%%

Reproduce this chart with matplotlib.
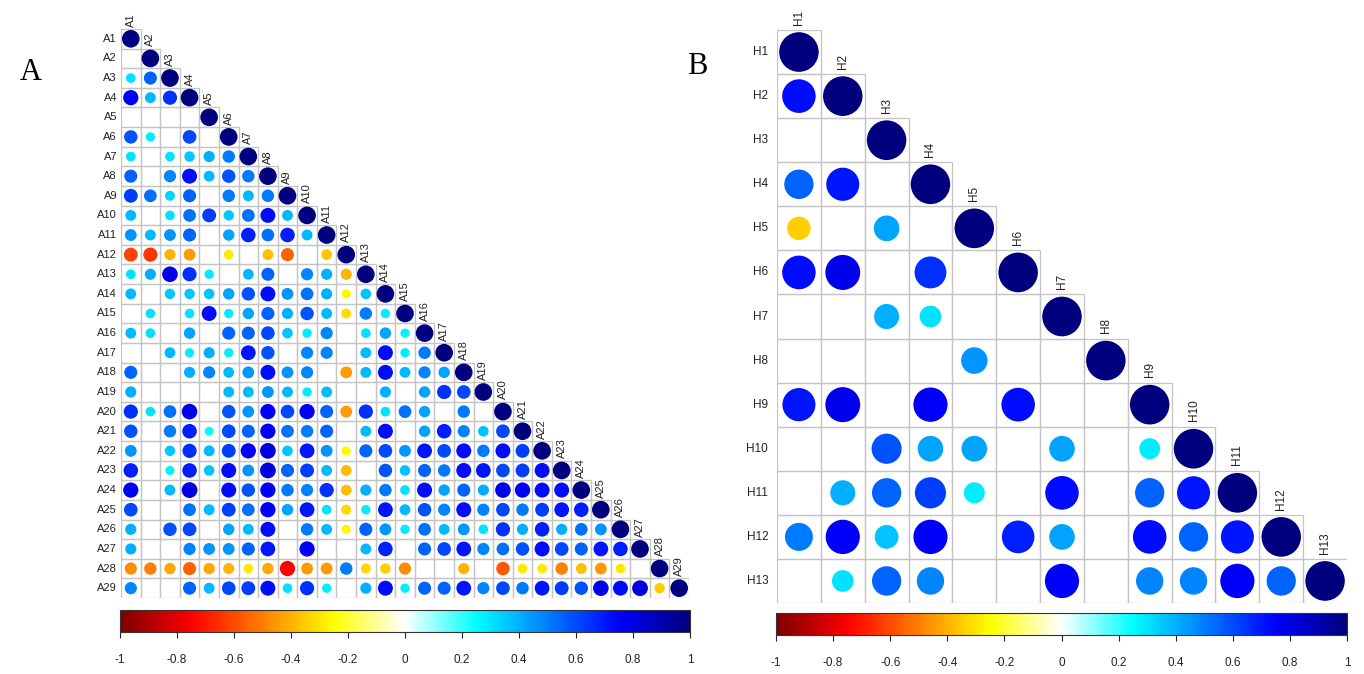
import numpy as np
import matplotlib
matplotlib.use("Agg")
import matplotlib.pyplot as plt
from matplotlib.colors import LinearSegmentedColormap, Normalize
from matplotlib.patches import Circle, Rectangle
from matplotlib.cm import ScalarMappable

nan = np.nan

# panel A: lower triangle (row i, columns 1..i-1), blank = not significant
labels_a = [f"A{i}" for i in range(1, 30)]
rows_a = [
    [nan],
    [0.30, 0.55],
    [0.75, 0.38, 0.65],
    [nan, nan, nan, nan],
    [0.58, 0.28, nan, 0.60, nan],
    [0.30, nan, 0.30, 0.35, 0.40, 0.50],
    [0.55, nan, 0.48, 0.72, 0.38, 0.58, 0.50],
    [0.62, 0.52, 0.32, 0.55, nan, 0.50, 0.38, 0.50],
    [0.38, nan, 0.30, 0.52, 0.62, 0.35, 0.52, 0.72, 0.38],
    [0.45, 0.38, 0.45, 0.55, nan, 0.42, 0.68, 0.52, 0.68, 0.38],
    [-0.62, -0.65, -0.40, -0.45, nan, -0.30, nan, -0.38, -0.55, nan, -0.37],
    [0.30, 0.40, 0.78, 0.65, 0.28, nan, 0.38, 0.55, nan, 0.48, 0.40, -0.40],
    [0.38, nan, 0.35, 0.35, 0.36, 0.42, 0.58, 0.72, 0.45, 0.52, 0.40, -0.27, 0.36],
    [nan, 0.30, nan, 0.30, 0.72, 0.28, 0.42, 0.55, 0.40, 0.58, 0.38, -0.32, 0.50, 0.28],
    [0.38, 0.30, nan, 0.42, nan, 0.55, 0.55, 0.60, 0.36, 0.28, 0.48, nan, 0.30, 0.42, 0.27],
    [nan, nan, 0.38, 0.28, 0.40, 0.28, 0.70, 0.58, nan, 0.48, 0.48, nan, 0.38, 0.72, 0.28, 0.50],
    [0.55, nan, nan, 0.40, 0.48, 0.38, 0.45, 0.72, 0.45, 0.48, nan, -0.45, 0.38, 0.72, 0.38, 0.48,
     0.42],
    [0.40, nan, nan, nan, nan, 0.38, 0.38, 0.45, 0.38, 0.28, 0.38, nan, nan, 0.40, nan, 0.42,
     0.65, 0.60],
    [0.65, 0.30, 0.52, 0.78, nan, 0.58, 0.45, 0.75, 0.60, 0.75, 0.55, -0.45, 0.65, 0.30, 0.52,
     0.42, nan, 0.50, nan],
    [0.58, nan, 0.50, 0.68, 0.25, 0.60, 0.55, 0.75, 0.52, 0.50, 0.55, nan, 0.38, 0.72, nan,
     0.42, 0.68, 0.48, 0.36, 0.60],
    [0.45, nan, 0.35, 0.65, 0.38, 0.62, 0.75, 0.80, 0.36, 0.70, 0.45, -0.27, 0.55, 0.60, 0.45,
     0.70, 0.60, 0.72, 0.50, 0.72, 0.62],
    [0.68, nan, 0.27, 0.68, 0.36, 0.72, 0.45, 0.80, 0.55, 0.62, 0.38, -0.38, nan, 0.58, 0.36,
     0.55, 0.50, 0.72, 0.70, 0.60, 0.62, 0.72],
    [0.75, nan, 0.38, 0.80, nan, 0.72, 0.58, 0.75, 0.50, 0.48, 0.65, -0.38, 0.40, 0.50, 0.30,
     0.72, 0.42, 0.55, 0.40, 0.78, 0.75, 0.72, 0.72],
    [0.60, nan, nan, 0.52, 0.38, 0.62, 0.52, 0.75, 0.42, 0.70, 0.30, -0.33, 0.28, 0.70, 0.38,
     0.58, 0.48, 0.72, 0.48, 0.60, 0.50, 0.62, 0.70, 0.68],
    [0.40, nan, 0.58, 0.60, nan, 0.42, 0.38, 0.72, nan, 0.50, 0.38, -0.27, 0.55, 0.45, 0.28,
     0.52, 0.38, 0.45, 0.30, 0.65, 0.40, 0.68, 0.40, 0.52, 0.45],
    [0.40, nan, nan, 0.48, 0.45, 0.45, 0.55, 0.70, nan, 0.75, nan, nan, 0.38, 0.68, nan,
     0.55, 0.60, 0.70, 0.48, 0.52, 0.58, 0.72, 0.60, 0.55, 0.70, 0.68],
    [-0.48, -0.50, -0.42, -0.55, -0.42, -0.40, -0.30, -0.42, -0.75, -0.45, -0.45, 0.50, -0.33,
     -0.35, -0.48, nan, nan, -0.40, nan, -0.58, -0.30, -0.30, -0.50, -0.38, -0.45, -0.30, nan],
    [0.48, nan, nan, 0.55, 0.38, 0.60, 0.62, 0.72, 0.30, 0.65, 0.28, nan, 0.40, 0.72, 0.28,
     0.55, 0.55, 0.70, 0.48, 0.60, 0.50, 0.70, 0.62, 0.58, 0.78, 0.72, 0.80, -0.35],
]

# panel B
labels_b = [f"H{i}" for i in range(1, 14)]
rows_b = [
    [0.72],
    [nan, nan],
    [0.55, 0.70, nan],
    [-0.35, nan, 0.42, nan],
    [0.72, 0.78, nan, 0.65, nan],
    [nan, nan, 0.40, 0.30, nan, nan],
    [nan, nan, nan, nan, 0.45, nan, nan],
    [0.70, 0.78, nan, 0.75, nan, 0.72, nan, nan],
    [nan, nan, 0.58, 0.42, 0.42, nan, 0.42, nan, 0.28],
    [nan, 0.40, 0.55, 0.62, 0.28, nan, 0.72, nan, 0.55, 0.70],
    [0.50, 0.75, 0.36, 0.75, nan, 0.68, 0.42, nan, 0.72, 0.55, 0.70],
    [nan, 0.30, 0.55, 0.48, nan, nan, 0.75, nan, 0.48, 0.48, 0.75, 0.55],
]

cbar_ticks = [-1, -0.8, -0.6, -0.4, -0.2, 0, 0.2, 0.4, 0.6, 0.8, 1]
cbar_ticklabels = ["-1", "-0.8", "-0.6", "-0.4", "-0.2", "0", "0.2", "0.4", "0.6", "0.8", "1"]

cmap = LinearSegmentedColormap.from_list(
    "corr", ["#7F0000", "red", "#FF7F00", "yellow", "white", "cyan", "#007FFF", "blue", "#00007F"], N=200)
norm = Normalize(-1, 1)

W, H = 1364, 674


def build_matrix(rows):
    n = len(rows) + 1
    m = np.eye(n)
    for i, r in enumerate(rows, start=1):
        m[i, :i] = r
    return m


def px_axes(fig, x0, y0, x1, y1):
    """axes from pixel box (top-left origin)"""
    return fig.add_axes([x0 / W, 1 - y1 / H, (x1 - x0) / W, (y1 - y0) / H])


def draw_corr(ax, m, labels, fs):
    n = len(labels)
    for i in range(n):
        for j in range(i + 1):
            ax.add_patch(Rectangle((j, i), 1, 1, fill=False, ec="#c4c4c4", lw=0.9))
            v = m[i, j]
            if np.isnan(v):
                continue
            ax.add_patch(Circle((j + 0.5, i + 0.5), 0.45 * np.sqrt(abs(v)),
                                color=cmap(norm(v)), lw=0))
    for i, lab in enumerate(labels):
        ax.text(-0.2, i + 0.5, lab, ha="right", va="center", fontsize=fs, color="#222222")
        ax.text(i + 0.5, i - 0.12, lab, ha="center", va="bottom", rotation=90,
                fontsize=fs, color="#222222")
    ax.set_xlim(0, n)
    ax.set_ylim(n, 0)
    ax.axis("off")


def draw_cbar(fig, cax):
    cb = fig.colorbar(ScalarMappable(norm=norm, cmap=cmap), cax=cax, orientation="horizontal")
    cb.set_ticks(cbar_ticks)
    cb.set_ticklabels(cbar_ticklabels)
    cb.outline.set_linewidth(0.8)
    cb.outline.set_edgecolor("#333333")
    cax.tick_params(axis="x", length=4, width=0.8, pad=12, labelsize=8.5, colors="#222222")


plt.rcParams["font.family"] = ["Liberation Sans", "DejaVu Sans"]
fig = plt.figure(figsize=(W / 100, H / 100), dpi=100)

ax_a = px_axes(fig, 121, 29, 689, 598)
draw_corr(ax_a, build_matrix(rows_a), labels_a, 8)

ax_b = px_axes(fig, 777, 30, 1347, 603)
draw_corr(ax_b, build_matrix(rows_b), labels_b, 8.5)

draw_cbar(fig, px_axes(fig, 120, 610, 690, 632))
draw_cbar(fig, px_axes(fig, 776, 613, 1347, 635))

fig.text(20 / W, 1 - 72 / H, "A", fontsize=22, family="Liberation Serif", va="center", ha="left")
fig.text(687 / W, 1 - 66 / H, "B", fontsize=22, family="Liberation Serif", va="center", ha="left")

fig.savefig("out.png", dpi=100)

%%

Repeat the lines exactly as they stand, from the opening line of the data through the line with "nan = np.nan". Pictures stay out of the copy.

Exercise answer:
Reproduce this chart with matplotlib.
import numpy as np
import matplotlib
matplotlib.use("Agg")
import matplotlib.pyplot as plt
from matplotlib.colors import LinearSegmentedColormap, Normalize
from matplotlib.patches import Circle, Rectangle
from matplotlib.cm import ScalarMappable

nan = np.nan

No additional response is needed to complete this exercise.